Они обнялись. Карета тронулась. Тоннер долго махал вслед.
Эпилог
> Сторож Макар на Крещение отравился купленной у цыган брагой.
> Борис Львович Шнейдер внезапно вышел в отставку и уехал в провинцию.
> Полина после похорон матери удалилась за границу, где в следующем 1830 году родила сына Матвея. Жила уединенно, посвятив себя его воспитанию. С мужем встречалась редко.
> В 1832 году Юрий Налединский получил долгожданное наследство и, как обещал, выкупил поместье Лаевских, потом отправился путешествовать.
> Ирина Лукинична, так и не сумев расстроить свадьбу Андрея Артемьевича, скончалась следующей зимой.
> Генерал Андрей Лаевский счастливо прожил с Ольгой Змеевой целых десять лет, прижив с ней восемь детей. Своему сыну от первого брака Владимиру ничего в наследство не оставил. Тот был вынужден довольствоваться тетушкиной деревушкой, куда, выйдя в 1845 году в отставку, и удалился.
> Марфуша обосновалась в Рязани, где опять быстро прославилась, на сей раз под именем Матрены. Но разбогатеть не успела – умерла от холеры в 1831 году.
> Пантелейка с отличием окончил Академию художеств и как стипендиат был отправлен в Италию, откуда на родину не вернулся.
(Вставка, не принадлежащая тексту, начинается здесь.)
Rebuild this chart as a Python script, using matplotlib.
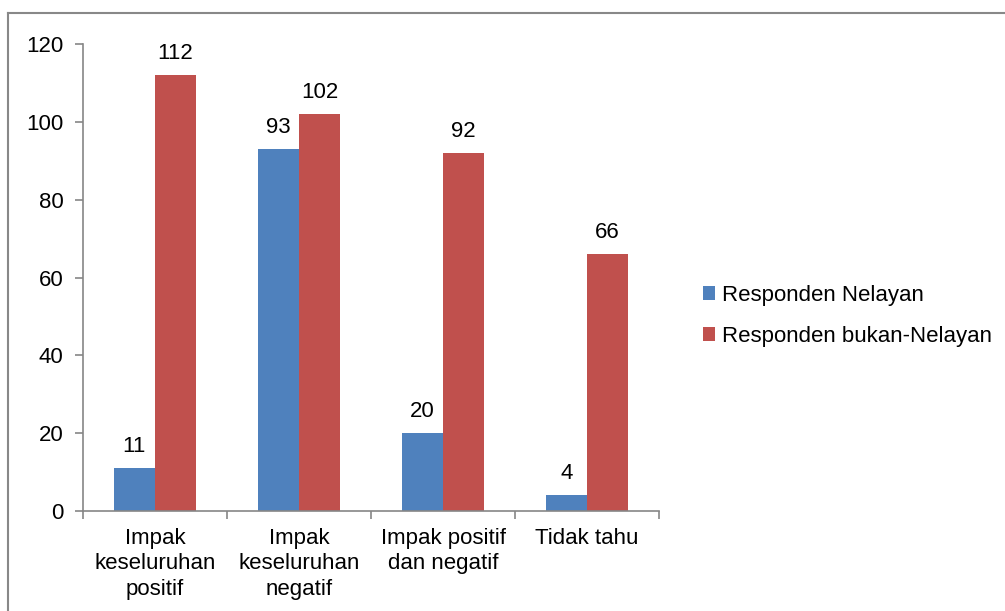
import matplotlib.pyplot as plt
import numpy as np
from matplotlib.lines import Line2D

categories = ["Impak\nkeseluruhan\npositif", "Impak\nkeseluruhan\nnegatif",
              "Impak positif\ndan negatif", "Tidak tahu"]
nelayan = [11, 93, 20, 4]
bukan_nelayan = [112, 102, 92, 66]
series_names = ["Responden Nelayan", "Responden bukan-Nelayan"]

plt.rcParams["font.family"] = ["Liberation Sans", "DejaVu Sans"]
plt.rcParams["font.size"] = 16

BLUE = "#4F81BD"
RED = "#C0504D"
GRAY = "#868686"

fig = plt.figure(figsize=(10.05, 6.11), dpi=100)
ax = fig.add_axes([83 / 1005, 1 - 511 / 611, 576 / 1005, 467 / 611])

x = np.arange(len(categories))
w = 1 / 3.5
b1 = ax.bar(x - w / 2, nelayan, w, color=BLUE, label=series_names[0])
b2 = ax.bar(x + w / 2, bukan_nelayan, w, color=RED, label=series_names[1])
for bars in (b1, b2):
    for r in bars:
        ax.annotate(f"{int(r.get_height())}", (r.get_x() + r.get_width() / 2, r.get_height()),
                    xytext=(0, 8), textcoords="offset points", ha="center", va="bottom")

ax.set_xlim(-0.5, len(categories) - 0.5)
ax.set_ylim(0, 120)
ax.set_yticks(range(0, 121, 20))
ax.set_xticks(x)
ax.set_xticklabels(categories, linespacing=1.3)
ax.set_xticks(np.arange(-0.5, len(categories)), minor=True)
ax.tick_params(axis="x", which="major", length=0, pad=12)
ax.tick_params(axis="x", which="minor", length=6, color=GRAY, width=1.2)
ax.tick_params(axis="y", length=6, color=GRAY, width=1.2, pad=8)
for s in ("top", "right"):
    ax.spines[s].set_visible(False)
for s in ("left", "bottom"):
    ax.spines[s].set_color(GRAY)
    ax.spines[s].set_linewidth(1.2)

ax.legend(loc="center left", bbox_to_anchor=(683 / 1005, 1 - 316 / 611), bbox_transform=fig.transFigure,
          frameon=False, handlelength=0.55, handleheight=0.55, handletextpad=0.3, labelspacing=0.9)

# outer chart border (only top and left visible in frame)
fig.add_artist(Line2D([8 / 1005, 1.01], [1 - 13 / 611] * 2, transform=fig.transFigure, color="#888888", lw=1.5))
fig.add_artist(Line2D([8 / 1005] * 2, [-0.01, 1 - 13 / 611], transform=fig.transFigure, color="#888888", lw=1.5))

fig.savefig("out.png", dpi=100)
Ходили слухи, что примкнул к гарибальдийцам.
> Князь Дашкин так кичился своим новым положением, что перестал здороваться с сенаторами. Княгиня Юлия, наоборот, вела себя очень скромно, свою близость с императором не афишировала. Родила еще одного сына, но все наследство князь (умерший в 1840 году) оставил первенцу, справедливо рассудив, что император о другом мальчике позаботится.
> Полковник Киршау оставшуюся жизнь прослужил комендантом маленькой крепости на границе со Швецией.
> После выздоровления Пушков попросил руки и сердца Аглаи Мокиевны, которые она с радостью ему вручила.
> Новый обер-полицмейстер уговорил Яхонтова повременить с пенсией.
> Заслуги Терлецкого оценили – его перевели в Петербург.
> Роос внял совету Угарова и, проведя в России еще пару недель, отправился в Кенигсберг. С российским императором, несмотря на данное обещание, встретиться ему не довелось – после доклада Бенкенштадта государя хватила нервная горячка, от которой он оправился лишь к Рождеству.
> В 1832 году после долгих раздумий император Николай Первый ввел уголовное наказание за мужеложство. Однако применялось оно весьма избирательно…
Памяти немецкой овчарки Мориарти (Мозеса), во время прогулок с которым и был задуман роман.